“Leben als Erwachsene” lautet der passendere Originaltitel Greta Scaranos generischer Geschwister-Komödie. Deren Buchvorlage von Damiano und Margherita Tercon, den realen Vorbildern der ungleichen Hauptfiguren, trifft allerdings noch besser den Geist der verzuckerten Fließband-Familienstory: „Mia sorella mi rompe le balle“ – „Meine Schwester geht mir auf die Nerven“. So fühlt nicht nur der 40-jährige Omar (Yuri Tuci) beim Wiedersehen mit seiner Schwester Irene (Matilda De Angelis). Deren geregeltes Leben wird aus der Bahn geworfen, als sie sich unvermittelt um ihren autistischen Bruder kümmern soll.
Um zu wissen, was sie erwartet, bräuchte die Protagonistin eigentlich bloß einen der zahllosen anderen Filme schauen, der die Rain Man Nummer variiert. Die meisten dieser Werke tun das merklich unterhaltsamer und kreativer als die Regisseurin, deren selbstverfasstes Drehbuch der filmischen Vorlage in Konservativismus und Klischeelastigkeit nicht nachsteht. Der Ausgang der Handlung lässt schon die Synopsis erahnen. Die für eine Solarzellen-Firma arbeitende Protagonistin ist erst wenig angetan von der Aufforderung ihrer Mutter und Omars, ihm beizubringen, „wie man erwachsen ist“.
Ein paar spontane Karaoke-Nummern und Lastenrad-Touren mit Omar später ist Irene natürlich überglücklich, endlich familiäre Verpflichtungen zu haben. Dass Frauen mit Karriere statt Kindern insgeheim unglücklich sind, ist nur eine der reaktionären Tropes. Von denen wimmelt die paternalistische Story, in der Ableismus und Chauvinismus konkurrieren. Neurodiverse Menschen erscheinen hier einmal mehr als wandelnde Alleinunterhalter, die allerorts gute Laune verbreiten. Die Suggestion, der 40-jährige Omar müsse das Erwachsensein erst lernen – zudem von einer jüngeren Person – reduziert Menschen mit mentalen Herausforderungen zu großen Kindern.

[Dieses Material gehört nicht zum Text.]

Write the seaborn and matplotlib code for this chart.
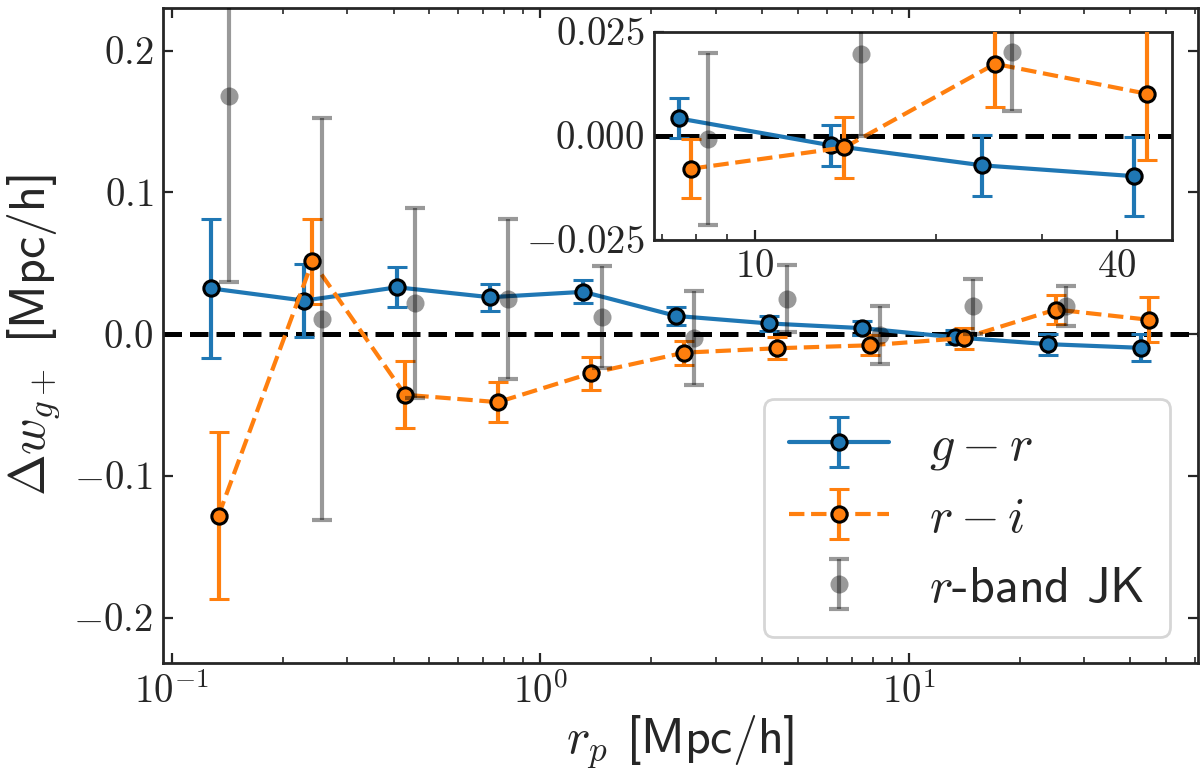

Diesen Eindruck verstärkt die Inszenierung auf visueller Ebene. Omars Lasten-Fahrrad wirkt wie ein übergroßes Dreirad, seine Manierismen kindlich, und obwohl selbstständig, lebt er daheim bei Mami. Die Mutter-Kind-Konstellation wird durch Irene nicht etwa gelöst, sondern auf sie übertragen. Vormals unabhängig, aber vermeintlich unerfüllt vom erfolgreichen Single-Leben, darf sie sich fortan um Mann und Kind in Personalunion kümmern. Diese verzuckerte Bigotterie verpackt Scarano in die austauschbare Ästhetik bildungsbürgerlicher Unterhaltung. Materielle Sorgen existieren in dem schöngefärbten Szenario ebenso wenig wie Diskriminierung und strukturelle Hindernisse.
Jegliche emotionale Authentizität und dramaturgisches Momentum der angeblich biografisch inspirierten Geschichte untergräbt das kommerzielle Kalkül Greta Scaranos konformer Quasi-Coming-of-Age-Story. Neurodiversität wird infantilisiert und verniedlicht, ihre komplexen Herausforderungen jedoch ausgeblendet. Verpflichtung verkauft die vorhersehbare Story als Verantwortung und emotionale Manipulation als Warmherzigkeit. Fade Gags wirken ähnlich forciert wie die konstruierten Konflikte, denen das passable Schauspiel keine dramatische Dynamik verleihen kann. Soziologische Substanz untergraben glatte Narrative. Deren glatte TV-Optik stellt Gefälligkeit über Glaubhaftigkeit. Aufdringlicher Soundtrack und pittoreske Szenenbilder unterstreichen die aufdringliche Anbiederung der scheinheiligen Feel-Good-Familienstory.